Cet ensemble montagnard correspond à la haute vallée du Golu, le plus grand fleuve de Corse : le cours d’eau prend sa source au pied de la Paglia Orba, à 2 000 mètres d’altitude, puis franchit près de 90 kilomètres en direction du nord-est pour aller se jeter dans la mer Tyrrhénienne, au sud de l’étang de Biguglia. Niché entre les deux plus importants massifs de l’île – le Cintu au nord et le Ritondu au sud –, le Niolu présente un visage différent de celui des vallées voisines de l’Ascu ou du Tavignanu.
Du col de Verghju (1484 m d’altitude) jusqu’à Corscia (800 m), l’étage supérieur prend en effet la forme d’une ample cuvette façonnée par d’anciens glaciers. Inhabitée dans sa partie amont, domaine de la forêt de Valdu Niellu, cette vallée en auge (ou en « U ») abrite de nombreux villages qui se sont implantés un peu plus bas, là où les pentes sont moins prononcées, les paysages plus ouverts. Les pelouses dominent sur ces versants voués à l’élevage depuis des temps immémoriaux. Dans le fond de cuvette s’est logé le lac de barrage de Calacuccia, devenu un élément fort du paysage (1-2).

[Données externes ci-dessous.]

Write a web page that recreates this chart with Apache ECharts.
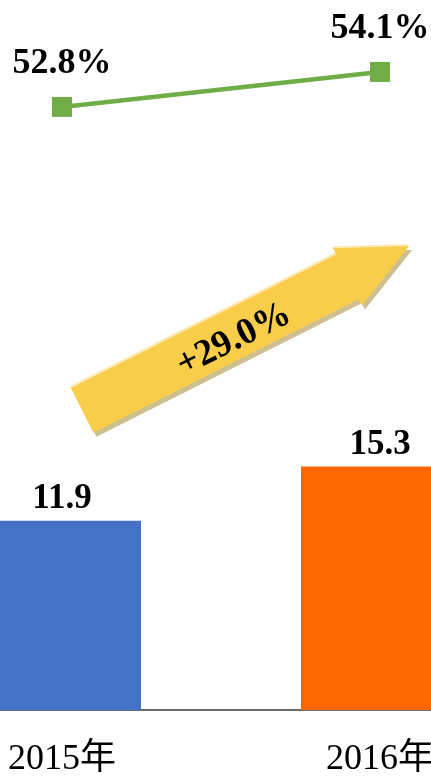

C’est seulement en aval de Corscia que la vallée change de profil : ses flancs se resserrent, comme dans l’Ascu tout proche, et le cours d’eau s’enfonce dans le défilé de la Scala di Santa Regina ; après avoir dévalé sur plus huit kilomètres cette tranchée étroite qu’il a ouvert dans la montagne, le Golu débouche à hauteur de Ponte Castirla (345 m) dans le Sillon, la dépression centrale séparant la Corse hercynienne (granitique) de la Corse alpine (schisteuse).

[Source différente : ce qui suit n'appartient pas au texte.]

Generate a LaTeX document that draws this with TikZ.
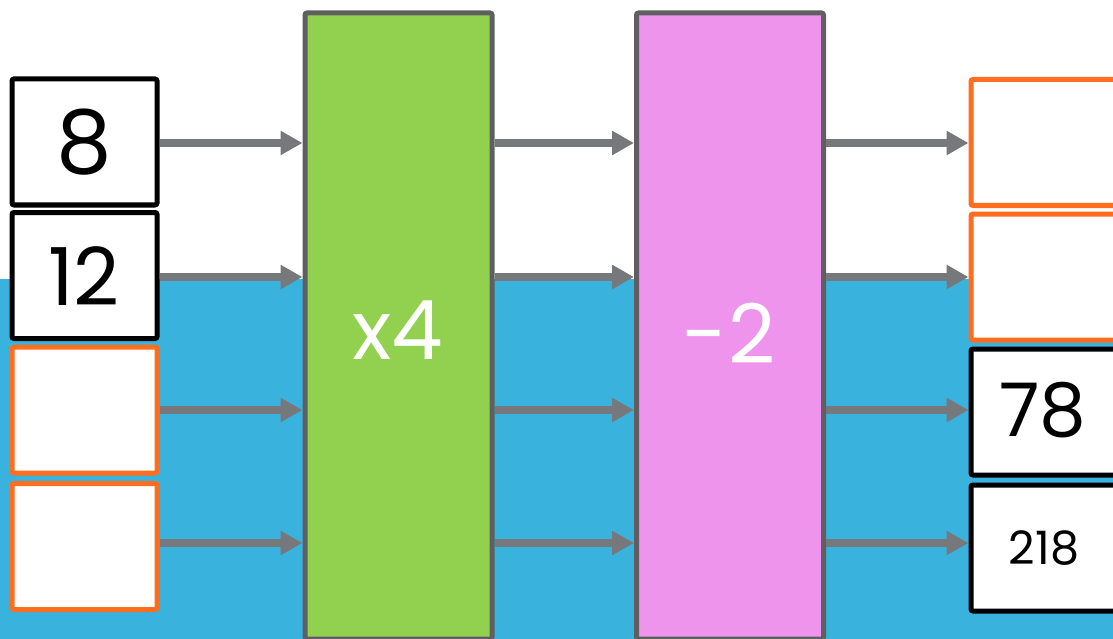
\documentclass[tikz,border=0pt]{standalone}
\usepackage{fontspec}
\setmainfont{Poppins}
\usetikzlibrary{arrows.meta}
\definecolor{skyblue}{HTML}{3AB2DE}
\definecolor{leaf}{HTML}{92D050}
\definecolor{pinkish}{HTML}{EE94EC}
\definecolor{frame}{HTML}{5F5F62}
\definecolor{arrowgray}{HTML}{77787B}
\definecolor{orng}{HTML}{FF6E1E}
\tikzset{
  valbox/.style={draw=black, fill=white, line width=5pt, rounded corners=2pt, minimum width=145pt, minimum height=126pt, inner sep=0pt},
  blankbox/.style={valbox, draw=orng},
  opbox/.style={draw=frame, line width=5pt, rounded corners=2pt, minimum width=187pt, minimum height=626pt, anchor=north west, inner sep=0pt},
  flow/.style={draw=arrowgray, line width=8pt, -{Triangle[length=22pt,width=23pt]}},
  bignum/.style={font=\fontsize{88}{90}\selectfont},
  optext/.style={font=\fontsize{82}{84}\selectfont, text=white}
}
\begin{document}
\begin{tikzpicture}[x=1pt,y=-1pt]
\useasboundingbox (0,0) rectangle (1113,639);
\clip (0,0) rectangle (1113,639);
\fill[white] (0,0) rectangle (1113,639);
\fill[skyblue] (0,279) rectangle (1113,639);
% row coordinates
\coordinate (row1) at (0,143);
\coordinate (row2) at (0,277);
\coordinate (row3) at (0,410);
\coordinate (row4) at (0,543);
% operation blocks
\node[opbox, fill=leaf] (green) at (302.5,10.5) {};
\node[opbox, fill=pinkish] (pink) at (634,10.5) {};
\node[optext] (times) at (398,330) {x4};
\node[optext] (minus) at (729,333) {-2};
% left boxes
\node[valbox] (l1) at (84.5,142) {};
\node[bignum] (l1t) at (84,142) {8};
\node[valbox] (l2) at (84.5,275.5) {};
\node[font=\fontsize{80}{82}\selectfont] (l2t) at (84,276) {12};
\node[blankbox] (l3) at (84.5,410) {};
\node[blankbox] (l4) at (84.5,546.5) {};
% right boxes
\node[blankbox] (r1) at (1043.5,142.5) {};
\node[blankbox] (r2) at (1043.5,277) {};
\node[valbox] (r3) at (1043.5,412) {};
\node[font=\fontsize{74}{76}\selectfont] (r3t) at (1043,410) {78};
\node[valbox] (r4) at (1043.5,548) {};
\node[font=\fontsize{46}{48}\selectfont] (r4t) at (1044,548) {218};
% arrows
\foreach \i in {1,2,3,4}{
  \draw[flow] (l\i.east |- row\i) -- (green.west |- row\i);
  \draw[flow] (green.east |- row\i) -- (pink.west |- row\i);
  \draw[flow] (pink.east |- row\i) -- (r\i.west |- row\i);
}
\end{tikzpicture}
\end{document}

Les changements d’ambiances sont particulièrement saisissants pour le voyageur qui parcoure les étages en sens inverse – donc en remontant le fleuve. L’entrée dans les gorges de la Scala depuis le Sillon le plonge brusquement dans un spectaculaire paysage de montagne. La route se fraye un passage dans un chaos de roches nues, entre deux murailles de granite rouge qui ferment toute perspective et composent un décor sublime mais inquiétant lorsqu’il s’assombrit à la tombée du jour (3).
Dès la sortie du défilé, tout change : l’espace s’ouvre, les pentes amples et douces de la cuvette atténuent la puissance physique des hauts sommets qui la dominent. Malgré l’altitude, la physionomie du Paese di u Niolu évoque la moyenne montagne, et la densité de l’habitat, l’abondance des signes de ruralité, la présence apaisante du lac renforcent cette impression (4).

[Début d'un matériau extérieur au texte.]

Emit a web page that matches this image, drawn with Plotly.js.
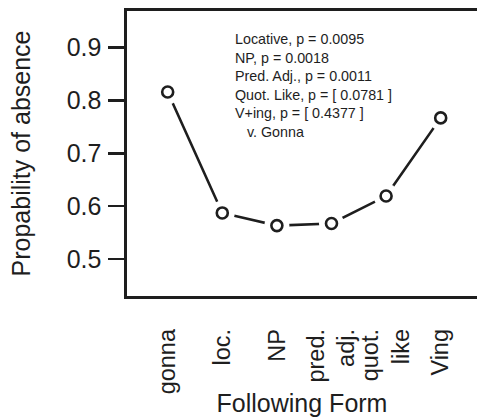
<!DOCTYPE html>
<html>
<head>
<meta charset="utf-8">
<script src="https://cdn.plot.ly/plotly-3.0.1.min.js"></script>
<style>html,body{margin:0;padding:0;background:#fff;}#chart{width:477px;height:417px;}</style>
</head>
<body>
<div id="chart"></div>
<script>
// Data
var categories = ["gonna", "loc.", "NP", "pred.<br>adj.", "quot.<br>like", "Ving"];
var probAbsence = [0.816, 0.587, 0.563, 0.567, 0.619, 0.767];
var yTickValues = [0.5, 0.6, 0.7, 0.8, 0.9];
var yTickLabels = ["0.5", "0.6", "0.7", "0.8", "0.9"];
var noteLines = [
  "Locative, p = 0.0095",
  "NP, p = 0.0018",
  "Pred. Adj., p = 0.0011",
  "Quot. Like, p = [ 0.0781 ]",
  "V+ing, p = [ 0.4377 ]",
  "   v. Gonna"
];

var xs = categories.map(function(_, i){ return i + 1; });
var ink = "#1e1e1e";
var font = "Liberation Sans, Arial, Helvetica, sans-serif";

var traces = [
  {x: xs, y: probAbsence, mode: "lines", line: {color: ink, width: 2.6}, hoverinfo: "skip", showlegend: false},
  {x: xs, y: probAbsence, mode: "markers", marker: {color: "#ffffff", size: 25, line: {width: 0}}, hoverinfo: "skip", showlegend: false},
  {x: xs, y: probAbsence, mode: "markers", marker: {symbol: "circle", color: "#ffffff", size: 11, line: {color: ink, width: 2.6}}, hoverinfo: "skip", showlegend: false}
];

// plot area pixels: left 127, top 11, bottom 296.5
var plotTop = 11, plotBottom = 296.5, plotLeft = 127, plotW = 350;
var noteText = noteLines.map(function(t){
  return t.replace(/^ +/, function(s){ return s.replace(/ /g, "&nbsp;"); });
}).join("<br>");
var noteTopPix = 29.5;

var layout = {
  width: 477, height: 417,
  margin: {l: 127, r: 0, t: 11, b: 120.5, pad: 0},
  paper_bgcolor: "#ffffff", plot_bgcolor: "#ffffff",
  font: {family: font, color: ink, size: 24},
  showlegend: false,
  xaxis: {
    range: [0.255, 6.665],
    tickmode: "array", tickvals: xs, ticktext: categories,
    tickangle: -90, ticks: "", ticklabelstandoff: 21,
    showgrid: false, zeroline: false,
    showline: true, mirror: true, linecolor: ink, linewidth: 2.6,
    tickfont: {family: font, size: 23.5, color: ink},
    title: {text: "Following Form", font: {family: font, size: 25, color: ink}, standoff: 16}
  },
  yaxis: {
    range: [0.4297, 0.9694],
    tickmode: "array", tickvals: yTickValues, ticktext: yTickLabels,
    ticks: "outside", ticklen: 16, tickwidth: 2.6, tickcolor: ink,
    ticklabelstandoff: 2,
    showgrid: false, zeroline: false,
    showline: true, mirror: false, linecolor: ink, linewidth: 2.6,
    tickfont: {family: font, size: 25, color: ink},
    title: {text: "Propability of absence", font: {family: font, size: 25, color: ink}, standoff: 29}
  },
  annotations: [{
    xref: "paper", yref: "paper",
    x: (232.7 - plotLeft) / plotW, xanchor: "left",
    y: (plotBottom - noteTopPix) / (plotBottom - plotTop), yanchor: "top",
    text: noteText, showarrow: false, align: "left",
    font: {family: font, size: 14.3, color: ink}
  }]
};

Plotly.newPlot("chart", traces, layout, {displayModeBar: false, staticPlot: true});
</script>
</body>
</html>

Au-delà de Calacuccia, le visiteur quitte progressivement ce paysage très humanisé à mesure qu’il gagne de la hauteur, avant d’entrer soudainement dans l’univers forestier de Valdu Niellu dont la lisière semble comme dessinée d’un trait au crayon fin. Les ruptures paysagères conduisent ainsi à distinguer, au sein de l’ensemble, trois unités bien différenciées. Si la route départementale qui la traverse permet de découvrir la haute vallée sous toutes ses facettes, le réseau de voies secondaires desservant les villages offre d’autres points de vue remarquables, en prenant de l’altitude (5-Clairière et fruticée en bordure d’une châtaigneraie clairsemée au second plan ; au fond, émergeant de la forêt, les affleurements rocheux portent les marques d’anciens glaciers descendus des hautes montagnes environnantes).
Jusqu’à l’aménagement de la RD84 au début du XXe siècle, cette région d’élevage est restée enclavée, sinon coupée du reste de l’île. En aval, le défilé de la Scala, à la fois porte et verrou ; sur le flanc nord, les crêtes et les dents du massif du Cintu, culminant à 2710 mètres ; et au sud, le rempart plus régulier des montagnes du Ritondu, constituaient autant d’obstacles isolant le Niolu, comme une forteresse intérieure, une « île dans l’île ». Le col de Verghju, bloqué par la neige six mois par an, offrait la seule voie d’accès vers l’ouest et « l’Au-Delà des Monts », qu’empruntaient les bergers niolins dont les troupeaux transhumaient vers les plaines littorales du Fango ou du Falosorma. La micro région reste aujourd’hui à l’écart des grands flux de circulation, et cet isolement explique sans doute pourquoi les traditions locales, sinon les paysages, ont la réputation d’y être restées plus intactes qu’ailleurs.